Instructions for the task:
Find all the lines with "using" and gather them.

Listing:
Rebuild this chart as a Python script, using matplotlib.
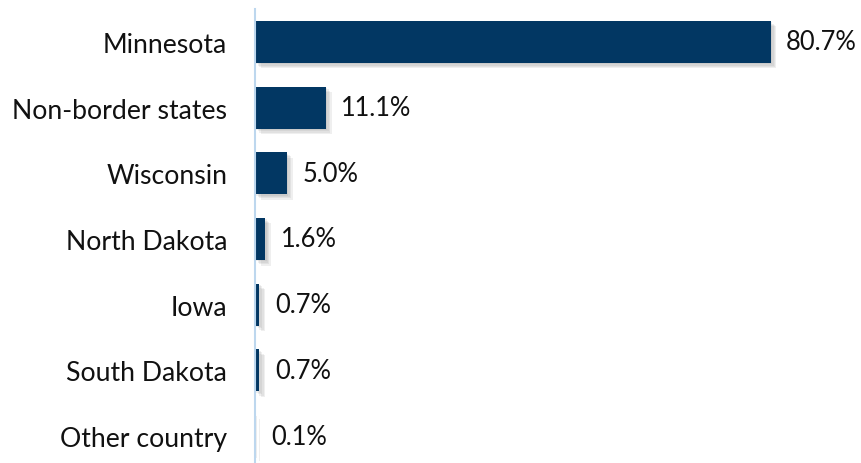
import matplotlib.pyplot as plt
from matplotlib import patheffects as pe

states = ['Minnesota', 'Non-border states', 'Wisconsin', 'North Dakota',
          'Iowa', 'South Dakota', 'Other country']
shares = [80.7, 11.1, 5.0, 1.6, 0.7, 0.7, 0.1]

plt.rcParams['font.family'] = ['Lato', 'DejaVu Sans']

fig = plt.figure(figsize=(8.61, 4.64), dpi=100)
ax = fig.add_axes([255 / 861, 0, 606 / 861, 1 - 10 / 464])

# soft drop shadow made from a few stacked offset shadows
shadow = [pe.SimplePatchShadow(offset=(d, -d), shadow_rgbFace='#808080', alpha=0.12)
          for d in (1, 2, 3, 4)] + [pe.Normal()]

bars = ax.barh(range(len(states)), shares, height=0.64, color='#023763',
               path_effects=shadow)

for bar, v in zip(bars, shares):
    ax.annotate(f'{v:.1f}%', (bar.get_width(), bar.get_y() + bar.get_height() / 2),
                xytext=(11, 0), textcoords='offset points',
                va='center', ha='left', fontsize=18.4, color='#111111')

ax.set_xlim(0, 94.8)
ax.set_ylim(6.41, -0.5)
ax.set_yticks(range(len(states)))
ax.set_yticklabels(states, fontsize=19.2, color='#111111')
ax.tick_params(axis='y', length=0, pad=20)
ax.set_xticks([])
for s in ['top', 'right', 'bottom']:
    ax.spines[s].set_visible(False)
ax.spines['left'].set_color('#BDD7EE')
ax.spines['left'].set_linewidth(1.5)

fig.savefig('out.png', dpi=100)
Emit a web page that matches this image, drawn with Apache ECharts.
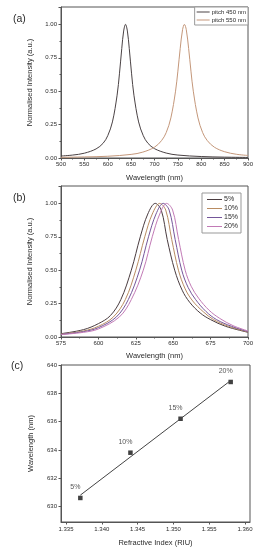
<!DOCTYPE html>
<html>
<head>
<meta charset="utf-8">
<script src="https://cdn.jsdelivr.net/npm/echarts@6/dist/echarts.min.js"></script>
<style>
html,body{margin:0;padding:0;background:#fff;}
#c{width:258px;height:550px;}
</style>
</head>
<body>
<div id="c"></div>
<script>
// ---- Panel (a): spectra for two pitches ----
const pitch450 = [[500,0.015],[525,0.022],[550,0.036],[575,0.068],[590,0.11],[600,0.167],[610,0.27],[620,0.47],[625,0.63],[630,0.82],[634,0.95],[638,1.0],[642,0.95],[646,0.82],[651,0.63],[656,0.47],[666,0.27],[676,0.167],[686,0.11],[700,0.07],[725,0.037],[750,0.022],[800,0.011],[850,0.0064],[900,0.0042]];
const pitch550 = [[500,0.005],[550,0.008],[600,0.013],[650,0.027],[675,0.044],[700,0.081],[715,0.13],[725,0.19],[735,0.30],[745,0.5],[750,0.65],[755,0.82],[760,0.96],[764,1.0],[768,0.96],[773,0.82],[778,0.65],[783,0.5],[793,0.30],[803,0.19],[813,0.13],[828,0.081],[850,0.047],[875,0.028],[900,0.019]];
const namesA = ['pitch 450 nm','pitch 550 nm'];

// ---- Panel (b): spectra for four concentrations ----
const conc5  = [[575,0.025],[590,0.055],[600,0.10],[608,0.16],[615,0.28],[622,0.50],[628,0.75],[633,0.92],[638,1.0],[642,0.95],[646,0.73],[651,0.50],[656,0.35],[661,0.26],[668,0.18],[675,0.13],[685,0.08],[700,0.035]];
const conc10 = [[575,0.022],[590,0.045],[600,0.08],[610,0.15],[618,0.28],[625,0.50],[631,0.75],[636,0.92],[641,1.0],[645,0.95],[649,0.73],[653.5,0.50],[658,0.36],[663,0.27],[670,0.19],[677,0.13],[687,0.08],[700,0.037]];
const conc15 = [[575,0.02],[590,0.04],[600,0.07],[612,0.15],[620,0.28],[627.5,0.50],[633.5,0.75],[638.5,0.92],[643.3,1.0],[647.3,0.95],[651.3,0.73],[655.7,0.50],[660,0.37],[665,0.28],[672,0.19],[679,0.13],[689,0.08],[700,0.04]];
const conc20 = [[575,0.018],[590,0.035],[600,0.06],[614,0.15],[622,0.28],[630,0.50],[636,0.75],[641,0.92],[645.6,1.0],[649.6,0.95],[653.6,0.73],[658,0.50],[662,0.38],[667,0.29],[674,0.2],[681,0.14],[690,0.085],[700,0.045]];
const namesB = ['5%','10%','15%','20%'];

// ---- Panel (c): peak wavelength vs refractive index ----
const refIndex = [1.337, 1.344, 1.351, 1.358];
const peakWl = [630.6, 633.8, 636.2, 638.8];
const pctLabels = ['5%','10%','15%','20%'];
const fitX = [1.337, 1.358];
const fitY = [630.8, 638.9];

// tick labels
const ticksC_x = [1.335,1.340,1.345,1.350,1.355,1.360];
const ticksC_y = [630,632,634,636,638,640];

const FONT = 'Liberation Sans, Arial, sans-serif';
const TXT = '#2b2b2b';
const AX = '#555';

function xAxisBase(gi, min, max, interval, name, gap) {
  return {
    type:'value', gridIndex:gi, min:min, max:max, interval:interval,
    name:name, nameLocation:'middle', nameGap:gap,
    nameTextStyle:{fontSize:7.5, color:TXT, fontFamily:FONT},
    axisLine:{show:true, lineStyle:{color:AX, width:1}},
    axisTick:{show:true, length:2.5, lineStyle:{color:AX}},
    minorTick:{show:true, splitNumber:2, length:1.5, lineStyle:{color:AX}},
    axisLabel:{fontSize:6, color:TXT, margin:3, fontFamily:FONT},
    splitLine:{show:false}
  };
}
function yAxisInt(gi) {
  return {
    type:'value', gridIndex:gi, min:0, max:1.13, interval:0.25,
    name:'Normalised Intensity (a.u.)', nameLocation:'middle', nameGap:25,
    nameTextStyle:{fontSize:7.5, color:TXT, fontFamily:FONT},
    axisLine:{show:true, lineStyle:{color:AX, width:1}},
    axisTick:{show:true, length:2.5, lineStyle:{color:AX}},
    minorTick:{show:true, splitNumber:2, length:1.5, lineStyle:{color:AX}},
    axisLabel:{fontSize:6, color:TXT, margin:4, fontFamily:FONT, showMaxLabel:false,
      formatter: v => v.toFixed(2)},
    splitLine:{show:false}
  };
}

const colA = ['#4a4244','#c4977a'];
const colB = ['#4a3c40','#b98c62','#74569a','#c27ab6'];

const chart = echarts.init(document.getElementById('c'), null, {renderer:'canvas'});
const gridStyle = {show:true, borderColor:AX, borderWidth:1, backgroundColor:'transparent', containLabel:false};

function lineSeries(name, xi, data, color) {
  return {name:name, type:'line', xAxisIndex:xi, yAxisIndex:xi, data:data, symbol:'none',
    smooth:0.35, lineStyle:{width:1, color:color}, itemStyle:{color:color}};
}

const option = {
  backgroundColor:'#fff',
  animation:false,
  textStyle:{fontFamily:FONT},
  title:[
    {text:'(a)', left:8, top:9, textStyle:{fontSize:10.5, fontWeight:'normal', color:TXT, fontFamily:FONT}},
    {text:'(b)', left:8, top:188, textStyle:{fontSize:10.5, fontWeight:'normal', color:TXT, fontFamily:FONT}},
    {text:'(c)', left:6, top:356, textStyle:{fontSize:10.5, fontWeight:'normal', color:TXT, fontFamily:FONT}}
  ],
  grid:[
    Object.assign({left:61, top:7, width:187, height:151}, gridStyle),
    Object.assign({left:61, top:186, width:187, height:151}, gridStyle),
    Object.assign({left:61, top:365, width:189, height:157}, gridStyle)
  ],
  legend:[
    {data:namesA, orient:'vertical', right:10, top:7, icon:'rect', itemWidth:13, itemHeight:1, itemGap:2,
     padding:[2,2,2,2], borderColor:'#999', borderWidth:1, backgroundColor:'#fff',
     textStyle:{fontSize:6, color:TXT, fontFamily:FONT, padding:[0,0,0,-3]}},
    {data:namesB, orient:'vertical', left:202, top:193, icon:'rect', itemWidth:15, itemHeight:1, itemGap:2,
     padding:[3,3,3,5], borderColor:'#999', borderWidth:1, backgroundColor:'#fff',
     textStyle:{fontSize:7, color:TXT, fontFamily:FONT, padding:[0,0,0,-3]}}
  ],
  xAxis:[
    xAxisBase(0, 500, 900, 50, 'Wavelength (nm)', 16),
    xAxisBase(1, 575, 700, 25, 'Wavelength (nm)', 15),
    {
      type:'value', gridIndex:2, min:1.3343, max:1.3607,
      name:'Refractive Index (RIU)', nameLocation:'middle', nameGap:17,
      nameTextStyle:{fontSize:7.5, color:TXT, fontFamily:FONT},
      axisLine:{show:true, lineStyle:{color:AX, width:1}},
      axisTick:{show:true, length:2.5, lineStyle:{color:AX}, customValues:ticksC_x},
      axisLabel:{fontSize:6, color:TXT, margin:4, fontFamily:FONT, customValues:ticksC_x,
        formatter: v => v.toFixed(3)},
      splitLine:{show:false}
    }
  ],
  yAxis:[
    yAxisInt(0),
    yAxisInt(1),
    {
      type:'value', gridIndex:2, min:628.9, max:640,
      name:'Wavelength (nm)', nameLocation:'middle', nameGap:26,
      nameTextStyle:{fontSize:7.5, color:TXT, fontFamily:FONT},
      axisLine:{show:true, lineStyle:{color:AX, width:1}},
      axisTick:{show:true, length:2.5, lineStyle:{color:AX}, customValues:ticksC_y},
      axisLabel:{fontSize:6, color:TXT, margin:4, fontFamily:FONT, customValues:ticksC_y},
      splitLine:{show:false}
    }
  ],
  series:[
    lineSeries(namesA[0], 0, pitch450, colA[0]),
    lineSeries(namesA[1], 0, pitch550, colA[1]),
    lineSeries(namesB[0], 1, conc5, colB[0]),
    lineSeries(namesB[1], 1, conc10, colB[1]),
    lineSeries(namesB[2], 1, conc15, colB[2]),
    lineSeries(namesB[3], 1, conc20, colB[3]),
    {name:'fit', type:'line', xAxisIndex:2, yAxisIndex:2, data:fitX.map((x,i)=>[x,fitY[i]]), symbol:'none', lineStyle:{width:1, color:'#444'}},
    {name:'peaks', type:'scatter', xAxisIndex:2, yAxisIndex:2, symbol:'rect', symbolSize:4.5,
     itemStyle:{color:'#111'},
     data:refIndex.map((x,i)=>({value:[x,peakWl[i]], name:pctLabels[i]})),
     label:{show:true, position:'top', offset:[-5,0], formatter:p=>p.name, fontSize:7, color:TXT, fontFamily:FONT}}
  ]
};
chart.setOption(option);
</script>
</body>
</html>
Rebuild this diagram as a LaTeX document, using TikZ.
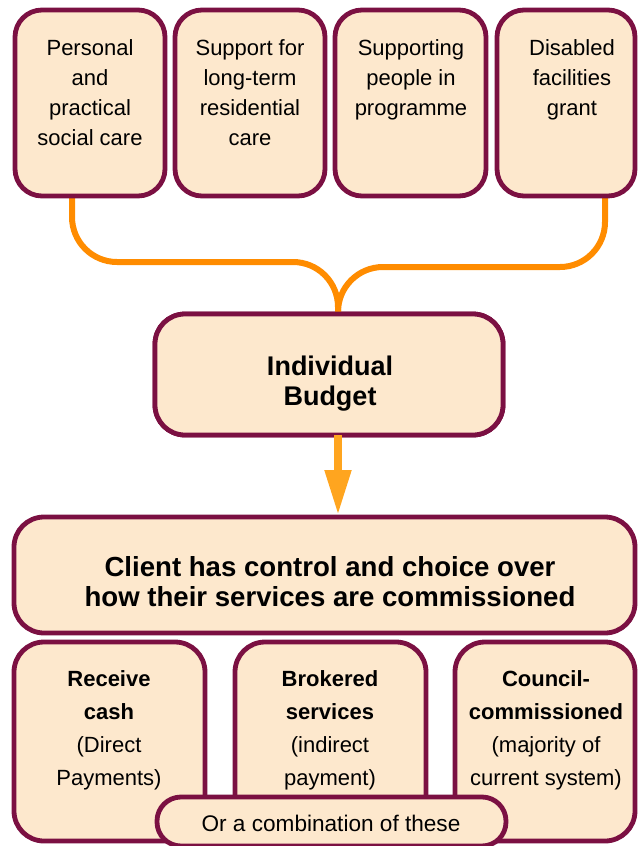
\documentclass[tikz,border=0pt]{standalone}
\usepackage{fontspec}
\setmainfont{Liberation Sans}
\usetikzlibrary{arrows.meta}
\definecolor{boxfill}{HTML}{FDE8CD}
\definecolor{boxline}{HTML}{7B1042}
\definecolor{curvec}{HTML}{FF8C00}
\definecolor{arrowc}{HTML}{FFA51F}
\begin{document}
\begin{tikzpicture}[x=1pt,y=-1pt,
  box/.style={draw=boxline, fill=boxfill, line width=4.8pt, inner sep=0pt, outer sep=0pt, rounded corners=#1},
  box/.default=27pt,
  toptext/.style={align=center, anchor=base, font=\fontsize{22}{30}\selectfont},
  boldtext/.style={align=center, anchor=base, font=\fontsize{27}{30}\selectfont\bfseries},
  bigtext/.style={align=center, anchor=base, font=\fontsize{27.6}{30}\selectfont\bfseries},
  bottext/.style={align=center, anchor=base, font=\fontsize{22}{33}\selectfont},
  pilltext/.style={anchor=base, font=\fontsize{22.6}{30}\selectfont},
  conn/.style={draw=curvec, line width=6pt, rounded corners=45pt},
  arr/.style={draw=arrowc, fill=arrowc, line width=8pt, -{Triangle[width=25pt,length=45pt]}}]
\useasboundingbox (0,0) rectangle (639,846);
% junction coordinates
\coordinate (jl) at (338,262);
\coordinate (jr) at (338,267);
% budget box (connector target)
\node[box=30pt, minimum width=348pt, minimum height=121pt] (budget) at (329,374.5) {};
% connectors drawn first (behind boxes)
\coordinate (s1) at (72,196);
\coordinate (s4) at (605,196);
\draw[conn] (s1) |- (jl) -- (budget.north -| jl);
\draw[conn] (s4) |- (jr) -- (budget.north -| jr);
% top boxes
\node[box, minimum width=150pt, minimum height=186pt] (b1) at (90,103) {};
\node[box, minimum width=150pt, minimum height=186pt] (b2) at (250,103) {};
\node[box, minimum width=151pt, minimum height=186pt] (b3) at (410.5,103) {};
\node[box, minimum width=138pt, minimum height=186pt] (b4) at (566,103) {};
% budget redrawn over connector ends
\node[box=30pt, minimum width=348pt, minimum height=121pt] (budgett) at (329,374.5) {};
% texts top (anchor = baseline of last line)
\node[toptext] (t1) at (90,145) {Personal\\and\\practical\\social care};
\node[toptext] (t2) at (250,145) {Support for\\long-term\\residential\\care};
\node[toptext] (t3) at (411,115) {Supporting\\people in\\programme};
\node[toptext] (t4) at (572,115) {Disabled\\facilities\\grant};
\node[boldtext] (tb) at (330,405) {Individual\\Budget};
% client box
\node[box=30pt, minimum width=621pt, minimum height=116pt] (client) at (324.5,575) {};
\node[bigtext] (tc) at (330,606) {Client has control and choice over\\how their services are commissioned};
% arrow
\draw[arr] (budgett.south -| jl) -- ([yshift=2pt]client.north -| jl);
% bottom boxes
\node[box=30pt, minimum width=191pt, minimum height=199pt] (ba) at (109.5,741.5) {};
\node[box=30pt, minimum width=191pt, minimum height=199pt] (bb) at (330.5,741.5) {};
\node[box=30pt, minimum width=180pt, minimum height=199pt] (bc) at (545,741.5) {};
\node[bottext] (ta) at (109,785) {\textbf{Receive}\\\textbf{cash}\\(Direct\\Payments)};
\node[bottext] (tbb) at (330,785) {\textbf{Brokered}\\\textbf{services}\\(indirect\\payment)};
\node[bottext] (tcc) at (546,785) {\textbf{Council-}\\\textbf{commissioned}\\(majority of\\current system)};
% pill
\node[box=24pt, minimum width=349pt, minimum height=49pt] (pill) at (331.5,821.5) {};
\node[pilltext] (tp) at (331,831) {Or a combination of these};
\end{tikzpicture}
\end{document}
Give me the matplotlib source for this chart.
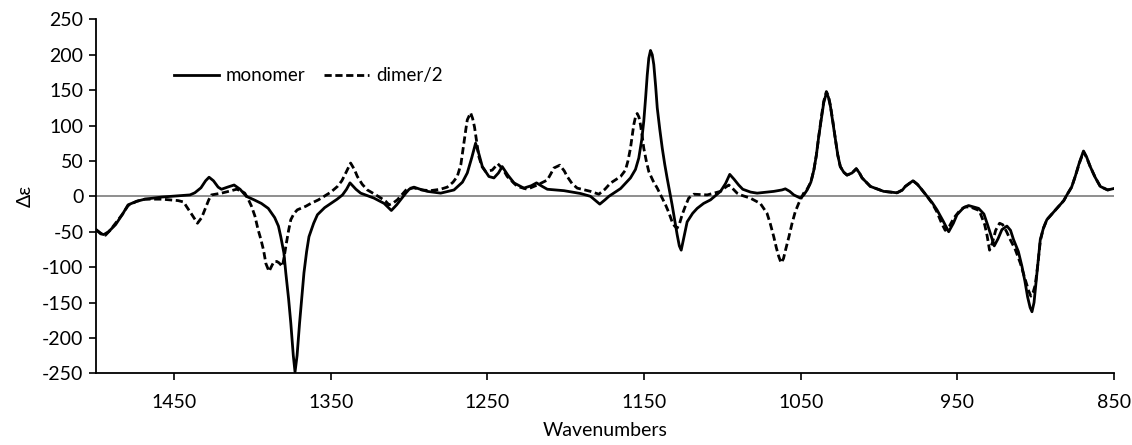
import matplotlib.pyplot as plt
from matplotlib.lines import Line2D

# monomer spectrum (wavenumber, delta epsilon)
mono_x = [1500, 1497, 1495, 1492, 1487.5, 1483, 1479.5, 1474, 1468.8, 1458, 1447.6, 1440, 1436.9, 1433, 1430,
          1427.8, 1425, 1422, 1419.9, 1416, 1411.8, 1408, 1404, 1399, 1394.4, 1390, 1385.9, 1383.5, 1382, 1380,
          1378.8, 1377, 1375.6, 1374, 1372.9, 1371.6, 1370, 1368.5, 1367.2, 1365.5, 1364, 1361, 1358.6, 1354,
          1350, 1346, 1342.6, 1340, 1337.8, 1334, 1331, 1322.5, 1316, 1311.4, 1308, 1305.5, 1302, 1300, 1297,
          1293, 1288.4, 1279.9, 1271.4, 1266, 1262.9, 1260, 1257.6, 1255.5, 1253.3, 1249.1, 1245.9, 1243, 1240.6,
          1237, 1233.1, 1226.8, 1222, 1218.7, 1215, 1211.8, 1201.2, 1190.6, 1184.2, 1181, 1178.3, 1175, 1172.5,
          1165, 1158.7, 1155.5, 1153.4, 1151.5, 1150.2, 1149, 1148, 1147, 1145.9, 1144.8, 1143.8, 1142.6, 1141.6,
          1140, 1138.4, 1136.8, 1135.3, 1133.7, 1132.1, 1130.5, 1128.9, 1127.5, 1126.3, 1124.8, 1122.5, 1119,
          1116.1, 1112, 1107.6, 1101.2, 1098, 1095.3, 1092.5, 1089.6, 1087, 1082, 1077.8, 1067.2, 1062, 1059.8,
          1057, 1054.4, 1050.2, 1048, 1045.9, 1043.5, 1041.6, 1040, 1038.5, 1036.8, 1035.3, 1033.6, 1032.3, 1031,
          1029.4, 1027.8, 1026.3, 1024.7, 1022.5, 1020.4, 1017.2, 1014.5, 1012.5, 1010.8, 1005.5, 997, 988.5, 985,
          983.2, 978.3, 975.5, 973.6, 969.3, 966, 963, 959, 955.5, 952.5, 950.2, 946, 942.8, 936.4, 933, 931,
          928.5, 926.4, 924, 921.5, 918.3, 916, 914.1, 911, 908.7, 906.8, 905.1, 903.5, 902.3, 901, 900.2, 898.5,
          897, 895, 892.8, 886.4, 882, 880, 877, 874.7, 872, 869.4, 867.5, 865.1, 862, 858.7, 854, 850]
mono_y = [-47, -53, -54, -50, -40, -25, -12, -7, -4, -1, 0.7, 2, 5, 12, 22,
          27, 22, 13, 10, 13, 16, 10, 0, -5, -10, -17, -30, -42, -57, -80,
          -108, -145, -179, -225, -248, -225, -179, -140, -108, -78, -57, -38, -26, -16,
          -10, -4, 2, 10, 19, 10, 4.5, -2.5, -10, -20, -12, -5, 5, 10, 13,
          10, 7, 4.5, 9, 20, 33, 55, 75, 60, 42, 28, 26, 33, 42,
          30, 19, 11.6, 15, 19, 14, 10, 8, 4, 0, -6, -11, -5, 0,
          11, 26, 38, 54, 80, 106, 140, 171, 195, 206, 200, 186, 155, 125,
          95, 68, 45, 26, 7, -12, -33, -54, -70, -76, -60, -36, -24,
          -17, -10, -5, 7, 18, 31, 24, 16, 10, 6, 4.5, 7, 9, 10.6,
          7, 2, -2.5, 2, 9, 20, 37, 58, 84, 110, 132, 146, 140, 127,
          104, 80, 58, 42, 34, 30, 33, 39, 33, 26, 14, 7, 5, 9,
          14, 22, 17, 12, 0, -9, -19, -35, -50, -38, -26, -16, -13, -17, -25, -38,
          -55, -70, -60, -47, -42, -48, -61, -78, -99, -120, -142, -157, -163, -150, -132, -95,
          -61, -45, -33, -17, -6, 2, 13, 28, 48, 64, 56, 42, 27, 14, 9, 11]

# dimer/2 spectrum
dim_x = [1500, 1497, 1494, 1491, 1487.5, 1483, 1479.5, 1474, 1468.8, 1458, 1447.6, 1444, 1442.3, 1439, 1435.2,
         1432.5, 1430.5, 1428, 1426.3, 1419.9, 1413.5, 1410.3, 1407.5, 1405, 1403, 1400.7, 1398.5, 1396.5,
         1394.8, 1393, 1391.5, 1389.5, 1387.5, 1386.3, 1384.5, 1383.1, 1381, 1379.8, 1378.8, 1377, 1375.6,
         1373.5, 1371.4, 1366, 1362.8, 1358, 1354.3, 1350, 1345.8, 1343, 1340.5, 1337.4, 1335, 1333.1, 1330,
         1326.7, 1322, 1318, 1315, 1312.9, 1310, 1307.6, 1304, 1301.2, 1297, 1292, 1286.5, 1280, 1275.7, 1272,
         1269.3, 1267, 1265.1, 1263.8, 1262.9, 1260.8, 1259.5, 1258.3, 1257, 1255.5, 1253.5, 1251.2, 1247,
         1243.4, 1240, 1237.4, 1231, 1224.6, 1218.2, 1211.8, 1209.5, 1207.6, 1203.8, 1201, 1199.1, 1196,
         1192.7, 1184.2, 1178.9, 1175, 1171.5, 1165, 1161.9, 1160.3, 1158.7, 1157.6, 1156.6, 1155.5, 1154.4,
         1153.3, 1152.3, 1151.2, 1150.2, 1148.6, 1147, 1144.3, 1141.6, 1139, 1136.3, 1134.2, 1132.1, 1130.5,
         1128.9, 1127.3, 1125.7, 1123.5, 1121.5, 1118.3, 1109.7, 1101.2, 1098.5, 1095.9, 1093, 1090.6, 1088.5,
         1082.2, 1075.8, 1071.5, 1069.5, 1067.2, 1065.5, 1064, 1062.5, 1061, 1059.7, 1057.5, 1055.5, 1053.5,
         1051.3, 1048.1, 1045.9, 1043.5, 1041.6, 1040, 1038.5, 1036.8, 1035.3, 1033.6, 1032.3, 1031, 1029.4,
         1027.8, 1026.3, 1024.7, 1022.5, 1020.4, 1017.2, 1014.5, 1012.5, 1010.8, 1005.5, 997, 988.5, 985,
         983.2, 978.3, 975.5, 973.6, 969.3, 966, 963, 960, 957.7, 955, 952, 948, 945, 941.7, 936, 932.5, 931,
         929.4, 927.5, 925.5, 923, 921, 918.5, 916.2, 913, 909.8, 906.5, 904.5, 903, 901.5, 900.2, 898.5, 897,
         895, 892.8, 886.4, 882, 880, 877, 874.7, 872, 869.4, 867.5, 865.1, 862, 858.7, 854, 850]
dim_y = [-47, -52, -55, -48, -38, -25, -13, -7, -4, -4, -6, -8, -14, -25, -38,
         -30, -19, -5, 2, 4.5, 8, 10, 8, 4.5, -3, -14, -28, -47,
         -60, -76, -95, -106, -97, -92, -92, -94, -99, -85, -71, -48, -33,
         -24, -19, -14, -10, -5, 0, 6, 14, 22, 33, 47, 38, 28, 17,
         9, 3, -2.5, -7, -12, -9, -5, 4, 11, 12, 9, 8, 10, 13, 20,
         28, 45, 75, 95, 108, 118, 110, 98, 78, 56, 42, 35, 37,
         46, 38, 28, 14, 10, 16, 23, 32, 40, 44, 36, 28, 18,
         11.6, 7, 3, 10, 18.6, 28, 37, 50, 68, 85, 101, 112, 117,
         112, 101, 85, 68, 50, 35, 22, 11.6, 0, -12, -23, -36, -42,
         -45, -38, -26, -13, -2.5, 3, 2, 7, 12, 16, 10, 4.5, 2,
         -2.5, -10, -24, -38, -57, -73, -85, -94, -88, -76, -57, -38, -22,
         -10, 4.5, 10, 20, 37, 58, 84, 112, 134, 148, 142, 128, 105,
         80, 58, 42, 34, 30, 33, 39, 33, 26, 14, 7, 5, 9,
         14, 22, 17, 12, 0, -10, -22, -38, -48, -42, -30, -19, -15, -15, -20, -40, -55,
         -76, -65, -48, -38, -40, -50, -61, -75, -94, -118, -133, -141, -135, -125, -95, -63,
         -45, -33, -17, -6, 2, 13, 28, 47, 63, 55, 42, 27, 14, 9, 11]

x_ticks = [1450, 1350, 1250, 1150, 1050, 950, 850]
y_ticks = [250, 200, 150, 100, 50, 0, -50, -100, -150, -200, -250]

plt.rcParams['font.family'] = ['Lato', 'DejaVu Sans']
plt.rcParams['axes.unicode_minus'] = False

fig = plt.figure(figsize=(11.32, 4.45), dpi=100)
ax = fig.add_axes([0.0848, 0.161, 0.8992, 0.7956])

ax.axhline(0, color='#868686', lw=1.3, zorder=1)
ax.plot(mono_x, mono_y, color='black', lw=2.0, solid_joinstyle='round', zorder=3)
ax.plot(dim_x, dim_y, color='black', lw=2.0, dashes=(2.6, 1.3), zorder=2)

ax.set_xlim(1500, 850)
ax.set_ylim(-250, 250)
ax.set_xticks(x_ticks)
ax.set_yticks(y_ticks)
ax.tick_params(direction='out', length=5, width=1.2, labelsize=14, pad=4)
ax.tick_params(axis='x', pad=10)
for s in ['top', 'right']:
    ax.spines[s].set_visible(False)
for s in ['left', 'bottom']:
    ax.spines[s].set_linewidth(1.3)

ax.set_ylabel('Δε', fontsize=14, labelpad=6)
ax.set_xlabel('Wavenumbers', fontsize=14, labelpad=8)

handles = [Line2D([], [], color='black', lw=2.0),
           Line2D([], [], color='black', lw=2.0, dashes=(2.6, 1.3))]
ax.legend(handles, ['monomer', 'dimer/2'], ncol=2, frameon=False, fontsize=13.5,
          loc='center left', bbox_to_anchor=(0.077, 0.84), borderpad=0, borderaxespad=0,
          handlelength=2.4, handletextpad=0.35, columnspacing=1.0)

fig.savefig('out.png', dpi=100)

Answer to the problem:
Rebuild this chart as a Python script, using matplotlib.
Rebuild this diagram as a LaTeX document, using TikZ.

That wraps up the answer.